EUR The euro has had a cracking start to 2018, advancing to its highest level against USD since September 2017. There’s been little in the way of data or headlines to drive the move, but European sovereign yields have increased sharply in recent weeks, reflecting increasing expectations of growth, inflation, and policy normalisation. As with sterling, Manufacturing Purchasing Managers’ Indices were released this morning for eurozone economies.
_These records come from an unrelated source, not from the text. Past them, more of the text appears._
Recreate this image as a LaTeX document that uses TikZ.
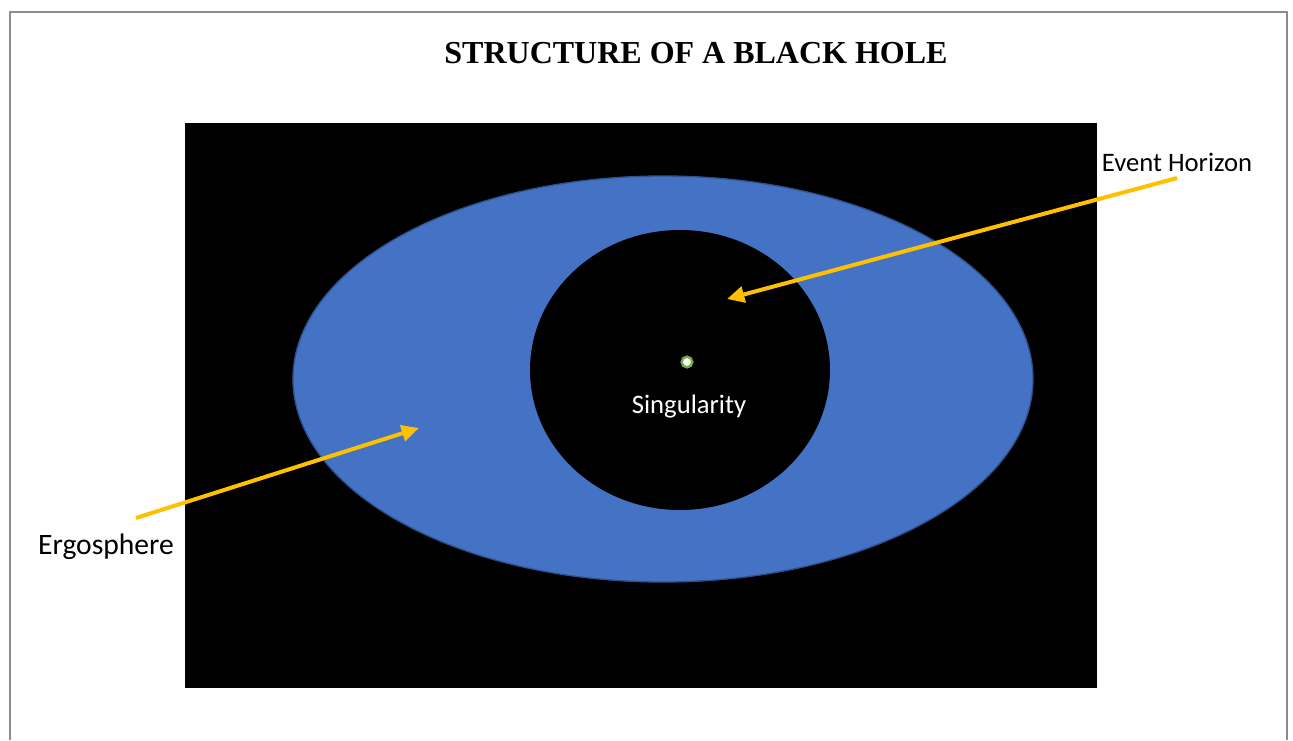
\documentclass[tikz,border=0pt]{standalone}
\usepackage{fontspec}
\setmainfont{Liberation Serif}
\newfontfamily\labelfont{Carlito}
\usepackage{tikz}
\usetikzlibrary{arrows.meta,positioning}
\definecolor{cframe}{HTML}{8C8C8C}
\definecolor{cergo}{HTML}{4472C4}
\definecolor{cergoedge}{HTML}{2F528F}
\definecolor{cpoint}{HTML}{FFC000}
\definecolor{csing}{HTML}{70AD47}
\tikzset{
  lbl/.style={font=\labelfont\fontsize{20}{24}\selectfont, inner sep=0pt},
  pointer/.style={-{Triangle[length=13pt, width=12pt]}, line width=3pt, draw=cpoint},
}
\begin{document}
\begin{tikzpicture}[x=0.75pt, y=-0.75pt]
\useasboundingbox (0,0) rectangle (1293,740);
% frame, open at the bottom
\draw[cframe, line width=1.5pt] (10,740) -- (10,12) -- (1287,12) -- (1287,740);
% title
\node[font=\bfseries\fontsize{24}{28}\selectfont] (title) at (696,53) {STRUCTURE OF A BLACK HOLE};
% black hole
\fill[black] (185,123) rectangle (1097,688);
\draw[fill=cergo, draw=cergoedge, line width=1pt] (663,379) ellipse[x radius=370, y radius=203];
\fill[black] (680,370) ellipse[x radius=150, y radius=140];
\node[circle, draw=csing, fill=white, line width=1.8pt, minimum size=8pt, inner sep=0pt] (sing) at (687,362) {};
\node[lbl, text=white] (singlbl) at (689,407) {Singularity};
% labels and pointers
\node[lbl] (evlbl) at (1177,162) {Event Horizon};
\node[lbl, font=\labelfont\fontsize{22.2}{26}\selectfont] (ergolbl) at (106,547) {Ergosphere};
\coordinate (evstart) at (1177,178);
\coordinate (evtip) at (727,299);
\coordinate (ergostart) at (136,518);
\coordinate (ergotip) at (419,428);
\draw[pointer] (evstart) -- (evtip);
\draw[pointer] (ergostart) -- (ergotip);
\end{tikzpicture}
\end{document}
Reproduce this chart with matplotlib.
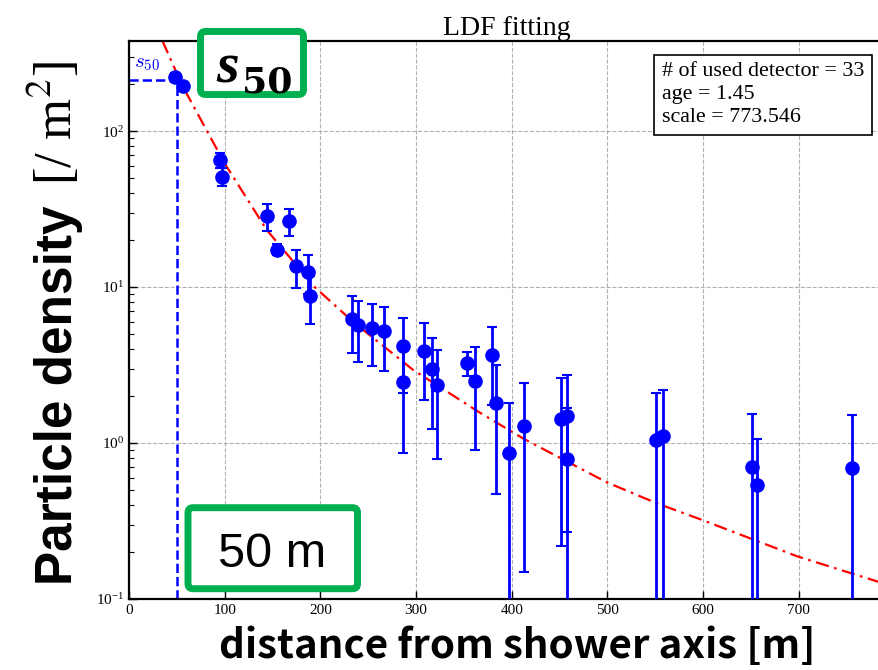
import numpy as np
import matplotlib
matplotlib.use("Agg")
import matplotlib.pyplot as plt
from matplotlib.patches import FancyBboxPatch

# detector data
r = [48, 56, 95, 97.5, 144, 155, 167, 175, 187, 189, 233, 239, 254, 266, 286, 286,
     308, 317, 322, 353, 362, 379, 384, 397, 413, 451.5, 458, 458, 551, 558, 651, 656, 755]
rho = [222, 194, 65.2, 51, 28.5, 17.4, 26.6, 13.6, 12.5, 8.8, 6.26, 5.71, 5.46, 5.2, 4.2, 2.46,
       3.89, 2.98, 2.36, 3.27, 2.5, 3.65, 1.81, 0.865, 1.29, 1.42, 1.5, 0.787, 1.045, 1.11, 0.706, 0.54, 0.689]
rho_err = [15, 13, 7.5, 6.8, 5.5, 1.4, 5.2, 3.7, 3.5, 3.0, 2.5, 2.4, 2.35, 2.3, 2.1, 1.6,
           2.0, 1.75, 1.57, 0.57, 1.6, 1.9, 1.34, 0.93, 1.14, 1.2, 1.23, 0.9, 1.04, 1.08, 0.84, 0.52, 0.83]

# fitted LDF curve
fit_r = [35, 56, 100, 144, 194, 234, 297, 367, 413, 499, 551, 599, 698, 790]
fit_rho = [378, 194, 62, 23.2, 10.0, 6.0, 2.94, 1.56, 1.06, 0.561, 0.412, 0.321, 0.188, 0.125]

s50_r = 50
s50 = 214
info = "# of used detector = 33\nage = 1.45\nscale = 773.546"

plt.rcParams['mathtext.fontset'] = 'cm'
plt.rcParams['font.family'] = 'Liberation Serif'

W, H = 879, 670
fig = plt.figure(figsize=(W / 100, H / 100), dpi=100)
ax = fig.add_axes([129 / W, 1 - 599 / H, 756 / W, 558 / H])


def px(x, y):
    # pixel position (from top-left) -> inches for dpi_scale_trans
    return x / 100, (H - y) / 100


ax.set_yscale('log')
ax.errorbar(r, rho, yerr=rho_err, fmt='o', color='blue', ms=9.5, elinewidth=2,
            capsize=3.8, capthick=1.5, zorder=3)
ax.plot(fit_r, fit_rho, color='red', ls=(0, (6, 2.5, 1.2, 2.5)), lw=1.6, zorder=2)
ax.plot([0, s50_r], [s50, s50], color='blue', ls='--', lw=1.8, zorder=2)
ax.plot([s50_r, s50_r], [0.1, s50], color='blue', ls='--', lw=1.8, zorder=2)
ax.text(5, 257, r'$s_{50}$', color='blue', fontsize=15, va='baseline')

ax.set_xlim(0, 790)
ax.set_ylim(0.1, 378)
ax.set_xticks(np.arange(0, 800, 100))
ax.grid(True, which='major', ls='--', color='#b0b0b0', lw=0.8)
ax.tick_params(which='both', direction='in', labelsize=11)
ax.tick_params(which='major', length=6, width=1)
ax.tick_params(which='minor', length=3.5, width=0.8)
for sp in ax.spines.values():
    sp.set_linewidth(1.6)
ax.set_title('LDF fitting', fontsize=20, pad=3)

ax.text(0.705, 0.962, info, transform=ax.transAxes, fontsize=15.8, va='top', ha='left',
        linespacing=1.28,
        bbox=dict(boxstyle='square,pad=0.35', fc='white', ec='black', lw=1.2))

green = '#00B050'
# s50 label box
x0, y0 = px(200.5, 94.5)
x1, y1 = px(303.5, 31.5)
fig.add_artist(FancyBboxPatch((x0, y0), x1 - x0, y1 - y0, boxstyle='round,pad=0,rounding_size=0.05',
                              transform=fig.dpi_scale_trans, fc='white', ec=green, lw=5))
fig.text(*px(216, 82.7), 's', transform=fig.dpi_scale_trans, fontsize=42, fontweight='bold',
         fontstyle='italic', family='Liberation Serif', va='baseline', ha='left')
fig.text(*px(242, 92.7), '50', transform=fig.dpi_scale_trans, fontsize=26, fontweight='bold',
         family='DejaVu Serif', va='baseline', ha='left')

# 50 m box
x0, y0 = px(188, 588.7)
x1, y1 = px(357.5, 507.7)
fig.add_artist(FancyBboxPatch((x0, y0), x1 - x0, y1 - y0, boxstyle='round,pad=0,rounding_size=0.05',
                              transform=fig.dpi_scale_trans, fc='white', ec=green, lw=5))
fig.text(*px(272, 567), '50 m', transform=fig.dpi_scale_trans, fontsize=35,
         family='Liberation Sans', va='baseline', ha='center')

# axis labels
fig.text(*px(517, 658), 'distance from shower axis [m]', transform=fig.dpi_scale_trans,
         fontsize=29, fontweight='bold', family=['Noto Sans CJK JP', 'DejaVu Sans'],
         va='baseline', ha='center')
ylab = fig.text(*px(72, 585), 'Particle density', transform=fig.dpi_scale_trans, fontsize=37,
                fontweight='bold', family='Liberation Sans', rotation=90,
                rotation_mode='anchor', ha='left', va='baseline')
fig.canvas.draw()
bb = ylab.get_window_extent()
fig.text(72 / 100, (bb.y1 + 20) / 100, r'[/ m$^2$]', transform=fig.dpi_scale_trans, fontsize=38,
         family='Liberation Serif', math_fontfamily='stix', rotation=90,
         rotation_mode='anchor', ha='left', va='baseline')

fig.savefig('out.png', dpi=100)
USD USD is in a tailspin this morning, following a bruising series of losses last week that has seen the weighted greenback index DXY fall some 1.5% since Christmas. Today’s data will include the Manufacturing Purchasing Managers Index from Markit, at 14:45 GMT. Later in the week, the Non-Farm Payrolls report will be out on Friday.
CAD Like all other major currencies the loonie is up against USD this morning, although it has made less progress than the rest of its G10 peers. Manufacturing Purchasing Managers’ Index data will be released today at 14:30 GMT
- Reuters: Britain wants financial services included in EU trade deal – Davis. LONDON (Reuters) – Britain wants to include financial services in a trade deal with the European Union which covers a full sweep of economic areas, Brexit minister David Davis said on Tuesday.
- Guardian: Rail bosses seek to defend UK train fare rises amid protests at stations. Rail bosses have defended the biggest annual increase in train fares in five years in the face of dozens of demonstrations against the rise by commuter groups and unions at the UK’s busiest stations.